Requirements: Wherever the word "chart" appears in a line, extract that line.

═══ Data section

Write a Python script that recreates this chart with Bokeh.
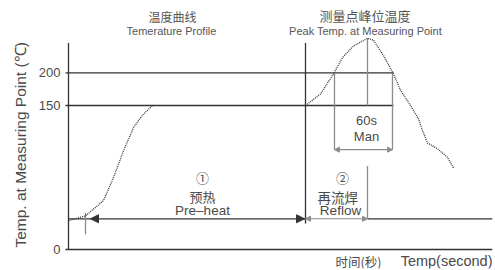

══════
═══ Data section

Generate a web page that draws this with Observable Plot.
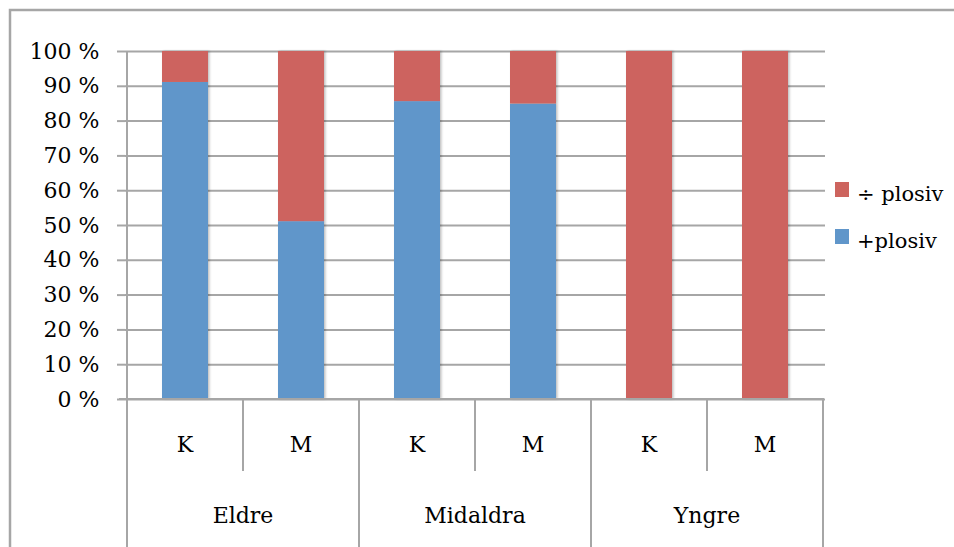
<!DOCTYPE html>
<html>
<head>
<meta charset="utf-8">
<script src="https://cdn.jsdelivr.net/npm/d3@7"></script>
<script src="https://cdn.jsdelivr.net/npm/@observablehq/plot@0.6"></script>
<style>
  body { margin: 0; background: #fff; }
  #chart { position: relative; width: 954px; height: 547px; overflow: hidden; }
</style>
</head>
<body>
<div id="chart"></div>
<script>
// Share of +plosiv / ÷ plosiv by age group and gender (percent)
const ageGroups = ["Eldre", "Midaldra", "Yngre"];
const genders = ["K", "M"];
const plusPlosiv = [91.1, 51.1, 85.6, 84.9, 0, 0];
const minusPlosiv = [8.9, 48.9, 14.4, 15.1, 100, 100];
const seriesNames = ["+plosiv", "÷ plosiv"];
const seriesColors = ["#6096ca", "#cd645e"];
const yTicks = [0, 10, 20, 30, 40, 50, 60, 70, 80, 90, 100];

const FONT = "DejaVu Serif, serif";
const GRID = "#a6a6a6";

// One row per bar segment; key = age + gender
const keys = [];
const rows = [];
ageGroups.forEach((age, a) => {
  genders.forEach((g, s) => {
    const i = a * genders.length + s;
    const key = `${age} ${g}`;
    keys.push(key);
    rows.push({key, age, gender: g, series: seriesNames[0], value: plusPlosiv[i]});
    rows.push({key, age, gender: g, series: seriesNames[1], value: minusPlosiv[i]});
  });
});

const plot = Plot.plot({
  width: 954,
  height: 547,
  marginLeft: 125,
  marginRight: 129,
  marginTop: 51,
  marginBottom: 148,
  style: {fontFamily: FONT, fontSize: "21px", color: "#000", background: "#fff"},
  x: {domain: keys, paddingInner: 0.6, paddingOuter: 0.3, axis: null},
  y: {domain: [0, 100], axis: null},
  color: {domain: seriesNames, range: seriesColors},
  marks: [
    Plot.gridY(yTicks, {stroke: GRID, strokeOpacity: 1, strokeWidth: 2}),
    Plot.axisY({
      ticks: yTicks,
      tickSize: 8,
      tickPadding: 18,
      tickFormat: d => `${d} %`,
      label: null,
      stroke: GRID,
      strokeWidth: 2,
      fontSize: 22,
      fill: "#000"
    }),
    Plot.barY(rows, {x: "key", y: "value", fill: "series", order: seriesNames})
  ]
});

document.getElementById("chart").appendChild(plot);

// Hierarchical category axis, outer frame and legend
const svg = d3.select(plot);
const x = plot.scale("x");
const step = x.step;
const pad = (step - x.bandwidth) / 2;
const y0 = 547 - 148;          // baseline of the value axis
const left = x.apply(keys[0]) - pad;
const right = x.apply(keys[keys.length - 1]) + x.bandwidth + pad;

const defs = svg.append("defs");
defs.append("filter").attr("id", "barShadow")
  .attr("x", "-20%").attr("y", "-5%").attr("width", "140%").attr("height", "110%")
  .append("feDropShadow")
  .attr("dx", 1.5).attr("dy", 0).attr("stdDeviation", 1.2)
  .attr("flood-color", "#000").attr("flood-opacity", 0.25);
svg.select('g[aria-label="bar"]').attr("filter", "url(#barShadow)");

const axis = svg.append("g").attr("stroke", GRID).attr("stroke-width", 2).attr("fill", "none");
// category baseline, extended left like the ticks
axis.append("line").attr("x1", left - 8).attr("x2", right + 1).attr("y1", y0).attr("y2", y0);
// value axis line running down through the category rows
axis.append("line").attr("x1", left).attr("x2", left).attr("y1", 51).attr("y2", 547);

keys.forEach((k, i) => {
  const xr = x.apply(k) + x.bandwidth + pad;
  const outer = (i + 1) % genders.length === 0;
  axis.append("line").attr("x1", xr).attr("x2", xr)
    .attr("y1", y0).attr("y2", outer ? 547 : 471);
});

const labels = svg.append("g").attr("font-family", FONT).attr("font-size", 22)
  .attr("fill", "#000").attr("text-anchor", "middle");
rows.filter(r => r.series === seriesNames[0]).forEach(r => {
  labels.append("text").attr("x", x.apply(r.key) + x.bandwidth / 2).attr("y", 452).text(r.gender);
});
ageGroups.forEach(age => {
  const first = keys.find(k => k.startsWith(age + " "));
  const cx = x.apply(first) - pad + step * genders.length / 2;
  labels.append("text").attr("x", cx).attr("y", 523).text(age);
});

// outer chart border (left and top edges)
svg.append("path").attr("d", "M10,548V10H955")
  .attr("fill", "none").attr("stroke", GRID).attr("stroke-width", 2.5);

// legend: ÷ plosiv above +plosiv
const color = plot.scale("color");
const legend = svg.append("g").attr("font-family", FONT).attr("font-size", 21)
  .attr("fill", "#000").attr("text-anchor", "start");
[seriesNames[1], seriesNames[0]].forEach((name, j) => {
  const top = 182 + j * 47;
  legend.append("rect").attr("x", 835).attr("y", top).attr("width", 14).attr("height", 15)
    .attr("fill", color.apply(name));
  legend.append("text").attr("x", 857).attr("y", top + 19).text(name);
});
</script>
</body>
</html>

══════

Solution to this task:
Write a Python script that recreates this chart with Bokeh.
  #chart { position: relative; width: 954px; height: 547px; overflow: hidden; }
<div id="chart"></div>
document.getElementById("chart").appendChild(plot);
// outer chart border (left and top edges)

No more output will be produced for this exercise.